--- Data block ---

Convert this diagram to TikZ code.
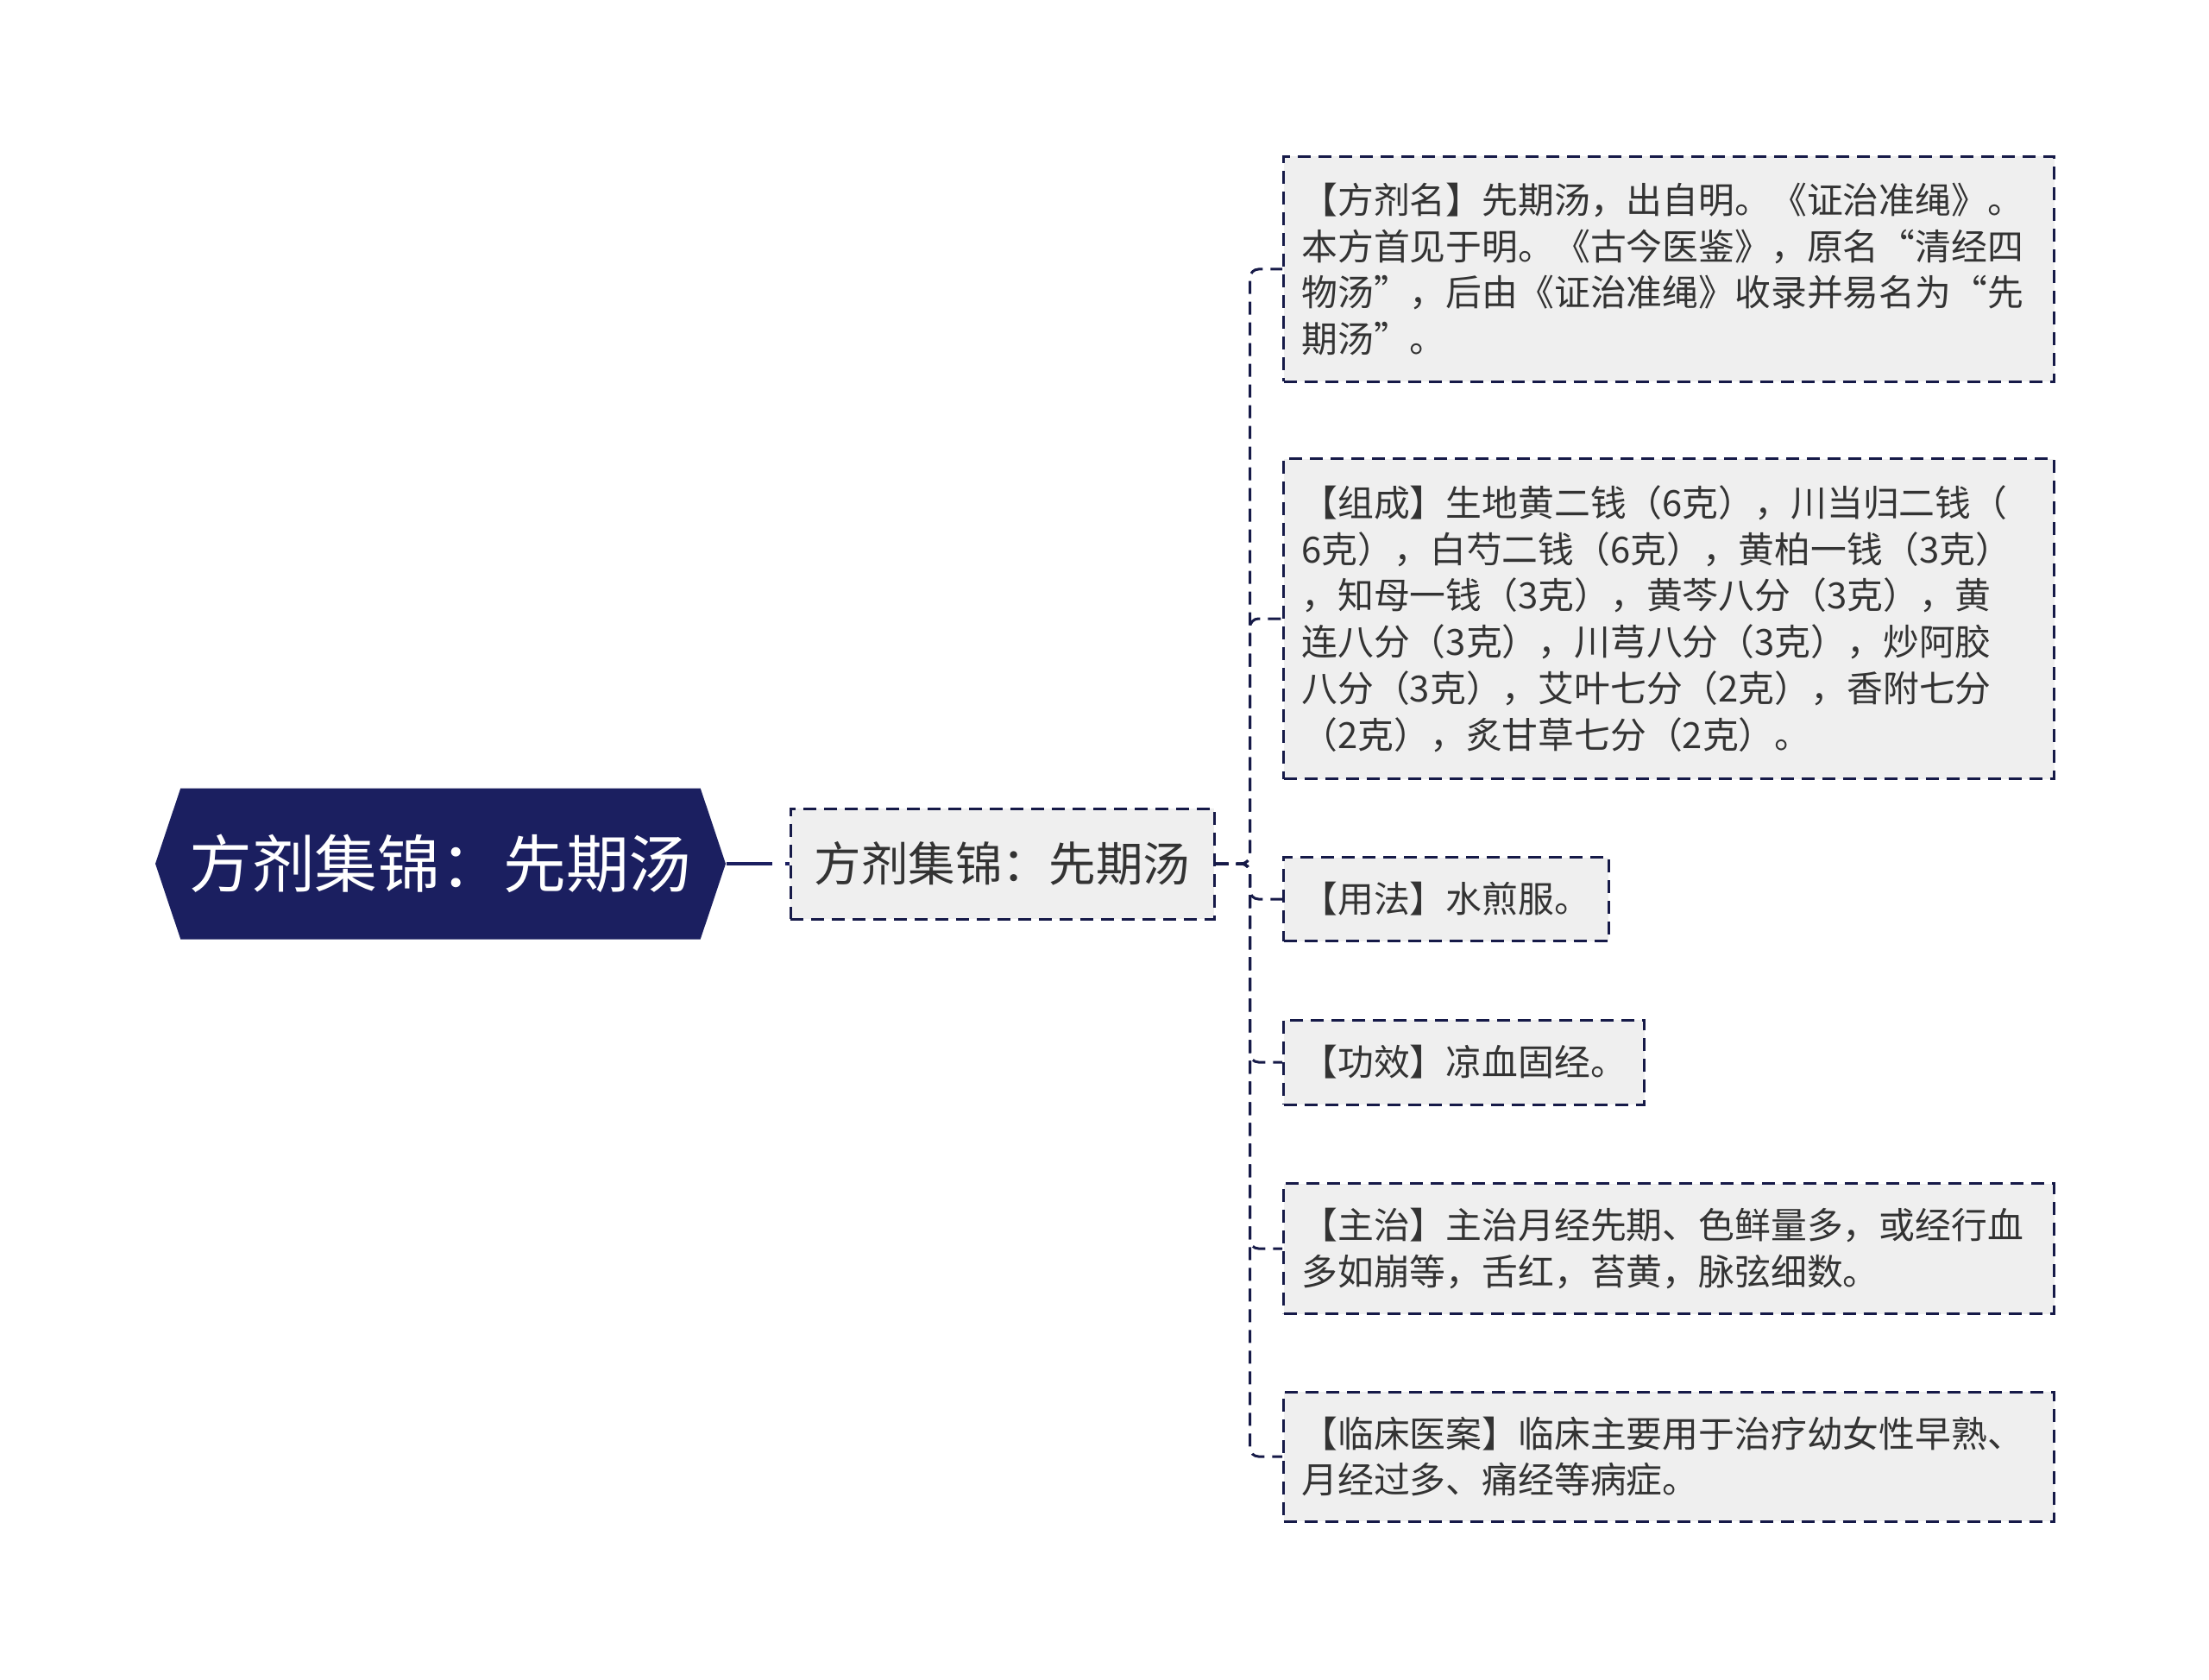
\documentclass[tikz,border=0pt]{standalone}
\usepackage{fontspec}
\newfontfamily\cjk{Noto Sans CJK SC}
\usetikzlibrary{shapes.symbols}
\definecolor{navy}{RGB}{27,31,96}
\definecolor{edgeblue}{RGB}{22,26,72}
\definecolor{boxgray}{RGB}{239,239,239}
\definecolor{txtgray}{RGB}{51,51,51}
\begin{document}
\begin{tikzpicture}[x=0.1mm, y=-0.1mm,
  link/.style={draw=edgeblue, line width=0.3mm, dash pattern=on 1.5mm off 0.9mm, rounded corners=1mm},
  rootlink/.style={draw=navy, line width=0.45mm, dash pattern=on 5.3mm off 1.5mm},
  rootnode/.style={signal, signal to=west and east, signal pointer angle=143, fill=navy, text=white,
    font=\cjk\fontsize{20.7}{24}\selectfont, minimum width=66.1mm, minimum height=17.5mm, inner sep=0pt},
  topicnode/.style={draw=edgeblue, fill=boxgray, line width=0.3mm, dash pattern=on 1.5mm off 0.9mm,
    text=txtgray, font=\cjk\fontsize{15.5}{19}\selectfont, minimum width=49.1mm, minimum height=12.8mm},
  leafnode/.style={draw=edgeblue, fill=boxgray, line width=0.3mm, dash pattern=on 1.5mm off 0.9mm,
    text=txtgray, font=\cjk\fontsize{11.9}{15.3}\selectfont, align=left, anchor=west,
    inner xsep=2.1mm, inner ysep=0pt},
  wideleaf/.style={leafnode, text width=85.1mm}]
\useasboundingbox (0,0) rectangle (2560,1947);
\node[rootnode] (root) at (510.5,1001) {方剂集锦：先期汤};
\node[topicnode] (topic) at (1161.5,1001) {方剂集锦：先期汤};
\draw[rootlink] (root.east) -- (topic.west);
\node[wideleaf, minimum height=26.1mm] (fjm) at (1486,312) {【方剂名】先期汤，出自明。《证治准绳》。\\本方首见于明。《古今医鉴》，原名“清经四\\物汤”，后由《证治准绳》收录并易名为“先\\期汤”。};
\node[wideleaf, minimum height=37.1mm] (zc) at (1486,717) {【组成】生地黄二钱（6克），川当归二钱（\\6克），白芍二钱（6克），黄柏一钱（3克）\\，知母一钱（3克），黄芩八分（3克），黄\\连八分（3克），川芎八分（3克），炒阿胶\\八分（3克），艾叶七分（2克），香附七分\\（2克），炙甘草七分（2克）。};
\node[leafnode, minimum height=9.7mm] (yf) at (1486,1042) {【用法】水煎服。};
\node[leafnode, minimum height=9.8mm] (gx) at (1486,1231) {【功效】凉血固经。};
\node[wideleaf, minimum height=15.1mm] (zz) at (1486,1447) {【主治】主治月经先期、色鲜量多，或经行血\\多如崩等，舌红，苔黄，脉弦细数。};
\node[wideleaf, minimum height=15.0mm] (lc) at (1486,1688) {【临床医案】临床主要用于治疗幼女性早熟、\\月经过多、痛经等病症。};
\draw[link] (topic.east) -- ++(40,0) |- (fjm.west);
\draw[link] (topic.east) -- ++(40,0) |- (zc.west);
\draw[link] (topic.east) -- ++(40,0) |- (yf.west);
\draw[link] (topic.east) -- ++(40,0) |- (gx.west);
\draw[link] (topic.east) -- ++(40,0) |- (zz.west);
\draw[link] (topic.east) -- ++(40,0) |- (lc.west);
\end{tikzpicture}
\end{document}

--- Exercise ---
Quote the data exactly, leaving every image out of the copy.

--- Reply ---
Convert this diagram to TikZ code.
\documentclass[tikz,border=0pt]{standalone}
\usepackage{fontspec}
\newfontfamily\cjk{Noto Sans CJK SC}
\usetikzlibrary{shapes.symbols}
\definecolor{navy}{RGB}{27,31,96}
\definecolor{edgeblue}{RGB}{22,26,72}
\definecolor{boxgray}{RGB}{239,239,239}
\definecolor{txtgray}{RGB}{51,51,51}
\begin{document}
\begin{tikzpicture}[x=0.1mm, y=-0.1mm,
  link/.style={draw=edgeblue, line width=0.3mm, dash pattern=on 1.5mm off 0.9mm, rounded corners=1mm},
  rootlink/.style={draw=navy, line width=0.45mm, dash pattern=on 5.3mm off 1.5mm},
  rootnode/.style={signal, signal to=west and east, signal pointer angle=143, fill=navy, text=white,
    font=\cjk\fontsize{20.7}{24}\selectfont, minimum width=66.1mm, minimum height=17.5mm, inner sep=0pt},
  topicnode/.style={draw=edgeblue, fill=boxgray, line width=0.3mm, dash pattern=on 1.5mm off 0.9mm,
    text=txtgray, font=\cjk\fontsize{15.5}{19}\selectfont, minimum width=49.1mm, minimum height=12.8mm},
  leafnode/.style={draw=edgeblue, fill=boxgray, line width=0.3mm, dash pattern=on 1.5mm off 0.9mm,
    text=txtgray, font=\cjk\fontsize{11.9}{15.3}\selectfont, align=left, anchor=west,
    inner xsep=2.1mm, inner ysep=0pt},
  wideleaf/.style={leafnode, text width=85.1mm}]
\useasboundingbox (0,0) rectangle (2560,1947);
\node[rootnode] (root) at (510.5,1001) {方剂集锦：先期汤};
\node[topicnode] (topic) at (1161.5,1001) {方剂集锦：先期汤};
\draw[rootlink] (root.east) -- (topic.west);
\node[wideleaf, minimum height=26.1mm] (fjm) at (1486,312) {【方剂名】先期汤，出自明。《证治准绳》。\\本方首见于明。《古今医鉴》，原名“清经四\\物汤”，后由《证治准绳》收录并易名为“先\\期汤”。};
\node[wideleaf, minimum height=37.1mm] (zc) at (1486,717) {【组成】生地黄二钱（6克），川当归二钱（\\6克），白芍二钱（6克），黄柏一钱（3克）\\，知母一钱（3克），黄芩八分（3克），黄\\连八分（3克），川芎八分（3克），炒阿胶\\八分（3克），艾叶七分（2克），香附七分\\（2克），炙甘草七分（2克）。};
\node[leafnode, minimum height=9.7mm] (yf) at (1486,1042) {【用法】水煎服。};
\node[leafnode, minimum height=9.8mm] (gx) at (1486,1231) {【功效】凉血固经。};
\node[wideleaf, minimum height=15.1mm] (zz) at (1486,1447) {【主治】主治月经先期、色鲜量多，或经行血\\多如崩等，舌红，苔黄，脉弦细数。};
\node[wideleaf, minimum height=15.0mm] (lc) at (1486,1688) {【临床医案】临床主要用于治疗幼女性早熟、\\月经过多、痛经等病症。};
\draw[link] (topic.east) -- ++(40,0) |- (fjm.west);
\draw[link] (topic.east) -- ++(40,0) |- (zc.west);
\draw[link] (topic.east) -- ++(40,0) |- (yf.west);
\draw[link] (topic.east) -- ++(40,0) |- (gx.west);
\draw[link] (topic.east) -- ++(40,0) |- (zz.west);
\draw[link] (topic.east) -- ++(40,0) |- (lc.west);
\end{tikzpicture}
\end{document}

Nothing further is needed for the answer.